Herb ‘Doc’ Wilson shares, “You asked me what kind of doctor I was. Well, I tell them, ‘A horse doctor,’ and they look funny at me and say, ‘Oh, Veterinarian?’ And I say, ‘No, a horse-and-buggy doctor because I practiced in the old days with a horse-and-buggy, but I’m not quite that old.”
Herb Wilson’s 50-year career in medicine earned him the nickname that sticks with him today, Doc.
He is a World War II veteran, but when we met, Doc was dressed up in his father’s World War I uniform.
Doc adds, “I sort of felt patriotic enough to want to go into the service, but on the other hand, everyone was being drafted in those days.”
Wilson credits his patriotism to his father, who used to write a weekly column about the happenings in World War II.
Doc explains, “When the Atom Bomb was dropped, he got so excited about it, he stayed up all night for several nights, writing.”
But Doc says the best thing that came of his time overseas was meeting his wife.
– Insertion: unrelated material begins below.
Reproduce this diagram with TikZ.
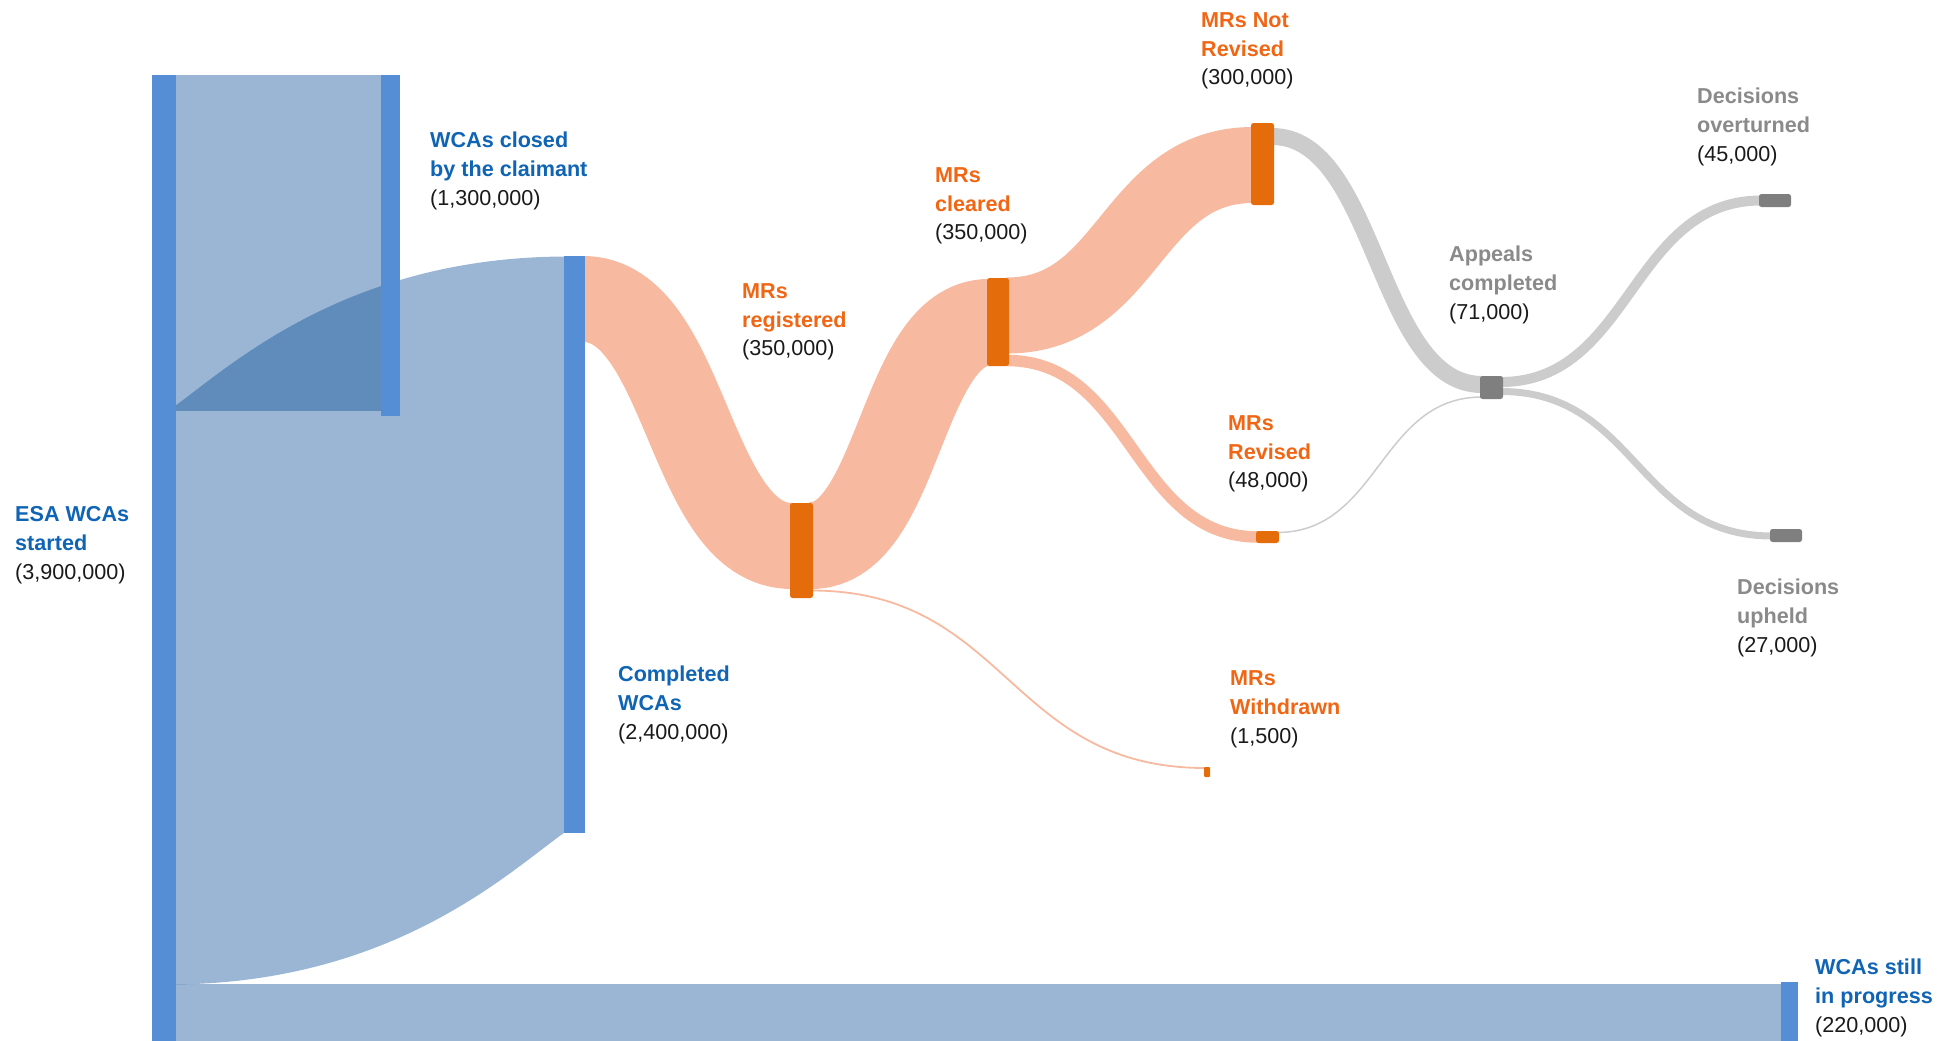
\documentclass[tikz,border=0pt]{standalone}
\usepackage{fontspec}
\setmainfont{Liberation Sans}
\usetikzlibrary{calc}
\definecolor{barblue}{HTML}{558ED5}
\definecolor{linkblue}{RGB}{12,80,152}
\definecolor{linkorange}{HTML}{F7BAA0}
\definecolor{barorange}{HTML}{E46C0A}
\definecolor{linkgrey}{HTML}{CCCCCC}
\definecolor{bargrey}{HTML}{7F7F7F}
\definecolor{lblblue}{RGB}{16,100,180}
\definecolor{lblorange}{RGB}{240,102,20}
\definecolor{lblgrey}{HTML}{8A8A8A}
\definecolor{numtxt}{HTML}{1A1A1A}
\newcommand{\nmb}[1]{{\color{lblblue}\bfseries #1}}
\newcommand{\nmo}[1]{{\color{lblorange}\bfseries #1}}
\newcommand{\nmg}[1]{{\color{lblgrey}\bfseries #1}}
\tikzset{
  sk/.style={to path={let \p1=(\tikztostart), \p2=(\tikztotarget) in
      .. controls ({(\x1+\x2)/2},\y1) and ({(\x1+\x2)/2},\y2) .. (\tikztotarget)}},
  lk/.style={sk, line width=#1},
  bluelink/.style={draw=linkblue, draw opacity=0.416},
  orangelink/.style={draw=linkorange},
  greylink/.style={draw=linkgrey},
  bluebar/.style={fill=barblue, draw=none, inner sep=0pt, outer sep=0pt},
  orangebar/.style={fill=barorange, draw=none, inner sep=0pt, outer sep=0pt, rounded corners=2.5pt},
  greybar/.style={fill=bargrey, draw=none, inner sep=0pt, outer sep=0pt, rounded corners=2.5pt},
  lbl/.style={anchor=west, align=left, inner sep=0pt, text=numtxt,
      font=\fontsize{21.6}{28.8}\selectfont}
}
\begin{document}
\begin{tikzpicture}[x=1pt,y=-1pt]
\useasboundingbox (0,0) rectangle (1952,1041);
% link end points (slightly inside the bars)
\coordinate (AB-s) at (170,243);   \coordinate (AB-e) at (383,243);
\coordinate (AC-s) at (168,697);   \coordinate (AC-e) at (568,544);
\coordinate (AD-s) at (170,1012.5);\coordinate (AD-e) at (1783,1012.5);
\coordinate (CR-s) at (583,299);   \coordinate (CR-e) at (792,546);
\coordinate (RC-s) at (811,545.5); \coordinate (RC-e) at (989,322.5);
\coordinate (RW-s) at (811,590.5); \coordinate (RW-e) at (1205,768);
\coordinate (CN-s) at (1007,315.5);\coordinate (CN-e) at (1253,165);
\coordinate (CV-s) at (1007,360.5);\coordinate (CV-e) at (1258,537);
\coordinate (NA-s) at (1272,136.5);\coordinate (NA-e) at (1482,384.5);
\coordinate (VA-s) at (1277,532.5);\coordinate (VA-e) at (1482,397);
\coordinate (AO-s) at (1501,382);  \coordinate (AO-e) at (1761,200.5);
\coordinate (AU-s) at (1501,391.5);\coordinate (AU-e) at (1772,536);
% links
\draw[lk=336pt, bluelink] (AB-s) to (AB-e);
\draw[lk=575pt, bluelink] (AC-s) to (AC-e);
\draw[lk=57pt, bluelink] (AD-s) to (AD-e);
\draw[lk=86pt, orangelink] (CR-s) to (CR-e);
\draw[lk=87pt, orangelink] (RC-s) to (RC-e);
\draw[lk=1.8pt, orangelink] (RW-s) to (RW-e);
\draw[lk=76pt, orangelink] (CN-s) to (CN-e);
\draw[lk=11.5pt, orangelink] (CV-s) to (CV-e);
\draw[lk=17pt, greylink] (NA-s) to (NA-e);
\draw[lk=1.5pt, greylink] (VA-s) to (VA-e);
\draw[lk=10pt, greylink] (AO-s) to (AO-e);
\draw[lk=7pt, greylink] (AU-s) to (AU-e);
% bars
\node[bluebar, minimum width=24pt, minimum height=966pt] (A) at (164,558) {};
\node[bluebar, minimum width=19pt, minimum height=341pt] (B) at (390.5,245.5) {};
\node[bluebar, minimum width=21pt, minimum height=577pt] (C) at (574.5,544.5) {};
\node[bluebar, minimum width=17pt, minimum height=59pt] (D) at (1789.5,1011.5) {};
\node[orangebar, minimum width=23pt, minimum height=95pt] (REG) at (801.5,550.5) {};
\node[orangebar, minimum width=22pt, minimum height=88pt] (CLR) at (998,322) {};
\node[orangebar, minimum width=23pt, minimum height=82pt] (NR) at (1262.5,164) {};
\node[orangebar, minimum width=23pt, minimum height=12pt] (REV) at (1267.5,537) {};
\node[orangebar, minimum width=6pt, minimum height=10pt, rounded corners=1pt] (WD) at (1207,772) {};
\node[greybar, minimum width=23pt, minimum height=23pt] (APP) at (1491.5,387.5) {};
\node[greybar, minimum width=32pt, minimum height=13pt] (OVR) at (1775,200.5) {};
\node[greybar, minimum width=32pt, minimum height=13pt] (UPH) at (1786,535.5) {};
% labels
\node[lbl] (tA) at (15,545) {\nmb{ESA WCAs}\\\nmb{started}\\(3,900,000)};
\node[lbl] (tB) at (430,171) {\nmb{WCAs closed}\\\nmb{by the claimant}\\(1,300,000)};
\node[lbl] (tC) at (618,705) {\nmb{Completed}\\\nmb{WCAs}\\(2,400,000)};
\node[lbl] (tD) at (1815,998) {\nmb{WCAs still}\\\nmb{in progress}\\(220,000)};
\node[lbl] (tREG) at (742,322) {\nmo{MRs}\\\nmo{registered}\\(350,000)};
\node[lbl] (tCLR) at (935,206) {\nmo{MRs}\\\nmo{cleared}\\(350,000)};
\node[lbl] (tNR) at (1201,51) {\nmo{MRs Not}\\\nmo{Revised}\\(300,000)};
\node[lbl] (tREV) at (1228,454) {\nmo{MRs}\\\nmo{Revised}\\(48,000)};
\node[lbl] (tWD) at (1230,709) {\nmo{MRs}\\\nmo{Withdrawn}\\(1,500)};
\node[lbl] (tAPP) at (1449,285) {\nmg{Appeals}\\\nmg{completed}\\(71,000)};
\node[lbl] (tOVR) at (1697,127) {\nmg{Decisions}\\\nmg{overturned}\\(45,000)};
\node[lbl] (tUPH) at (1737,618) {\nmg{Decisions}\\\nmg{upheld}\\(27,000)};
\end{tikzpicture}
\end{document}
Lilian ‘Ozzie’ Osborne Wilson was a volunteer for the Air Force, stationed west of London.
She says, “My Superior Officer was horrified when any of his girls, as he called us, met Americans.”
Lilian is from a tiny island of the coast of the U.K., and says she could never have imagined all the things she would do in her life after following Doc to the states.
She adds, “It’s been a complete book from day one, page one.”
Doc says he’s not one to hold himself or anyone else up on a pedestal, even veterans.
He explains, “We’re not masters of our own fate. I think most people, they just take what comes along and go with the flow.”
Doc and Lilian Wilson have been living in their home in Bismarck since 1995. Lilian says the city gives them everything they need, and Doc says his military experience taught him the importance of valuing every life.
The Wilsons spend their time now volunteering and enjoying their 6 children and 14 grand- and great-grand children.
Doc was wearing his father’s WWI uniform for the story, and believe it or not, he still has, and still can fit in his own WWII service uniform.